Une institution indépendante
Si la visée ultime de l’École publique est de maintenir vivant l’idéal républicain par la diffusion des lumières, cela exige qu’elle soit indépendante. « La première condition de toute instruction étant de n’enseigner que des vérités, les établissements que la puissance publique y consacre, doivent être aussi indépendants qu’il est possible de toute autorité politique » (Condorcet, 1792/1989). Et N. de Condorcet (1792/1989) de préciser : « Aucun pouvoir public ne doit avoir l’autorité, ni même le crédit d’empêcher le développement des vérités nouvelles, l’enseignement des théories contraires à sa politique particulière ou à ses intérêts momentanés ». L’élaboration des programmes doit, par conséquent, être placée sous l’autorité d’une instance scientifique. Dans son rapport d’avril 92, N. de Condorcet propose de fonder une Société nationale des sciences et des arts qui aurait pour mission de surveiller la qualité scientifique des programmes et de rédiger les manuels scolaires. La nomination des enseignants doit aussi être indépendante de la puissance publique. Il ne faut donc pas assimiler l’instruction publique à une instruction d’état car si l’École est indépendante de tout groupe social, elle l’est de l’État lui-même qui ne saurait lui imposer ses programmes et ses maîtres. Une instruction est publique, certes parce qu’elle est financée par la puissance publique, mais aussi et surtout parce qu’elle est destinée à éclairer le peuple. Aussi, la seule autorité légitime que l’École est en droit d’admettre est une autorité scientifique. Car en se soumettant aux instances les plus savantes de la nation, l’École ne se soumet finalement qu’à elle-même. Il faut mettre l’École à l’abri de toutes formes de pression (famille, religion et opinion publique) pour qu’elle puisse déployer son projet qui n’est finalement rien d’autre que l’amour de la vérité et des lumières. Si l’École doit transmettre des savoirs et seulement des savoirs, encore faut-il qu’elle puisse vraiment le faire, c’est-à-dire en toute liberté.
La synthèse républicaine
Être un lieu d’instruction, un lieu réservé et préservé, voué à l’émancipation de tous les hommes, tel est le projet d’une école entendue comme instruction publique. Les pères de l’École de la troisième république – Jules Ferry (1832-1893) et Ferdinand Buisson (1841-1932) – tenteront de concilier l’idéal rationaliste de l’instruction publique et la visée intégratrice de l’éducation nationale. Allier en somme le souci de l’émancipation intellectuelle et les vertus socialisantes et chaudes du patriotisme. Cette École ne sera donc pas celle de N. de Condorcet, elle cherchera à combiner le double héritage de la révolution qui ne cessera depuis de la tirailler. En 1932 (sous le troisième gouvernement Herriot), le ministère de l’Instruction publique devient ministère de l’Éducation nationale. Pour certains professeurs, le mot d’instruction prendra lentement le sens péjoratif d’une imposition d’énoncés par une instance de pouvoir (l’instruction publique, l’instruction religieuse, l’instruction militaire…). Pour d’autres, il deviendra tout au contraire un mot d’ordre, un rappel salutaire : le rappel qu’à l’École, seuls les savoirs sont vraiment légitimes.

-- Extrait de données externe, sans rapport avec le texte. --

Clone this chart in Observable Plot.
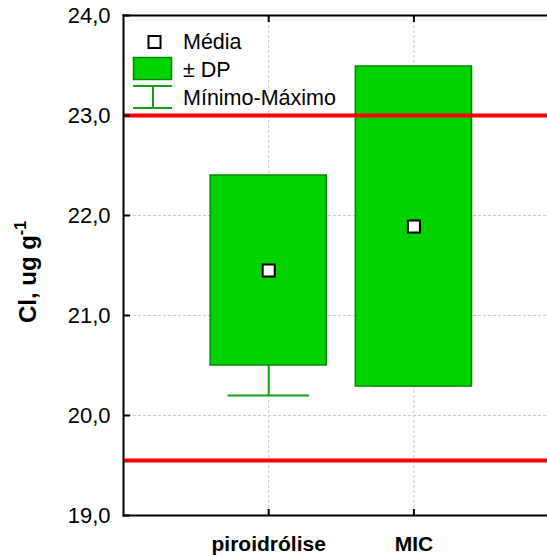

Condorcet, N. (de), 1994, Cinq mémoires sur l’instruction publique. Nature et objet de l’instruction publique (1791), présentation, notes, bibliographie et chronologie par C. Coutel et C. Kintzler, Paris, Garnier-Flammarion.
Condorcet, N. (de), 1989, Rapport sur l’instruction publique d’avril 1792, éd. établie par C. Coutel, Paris, Éd. Edilig.
Coutel C., 1996, À l’école de Condorcet, contre l’orléanisme des esprits, Paris, Éd. Ellipses.
Kintzler C., 1984, Condorcet, l’instruction publique et la naissance du citoyen, Paris, Éd. Sycomore.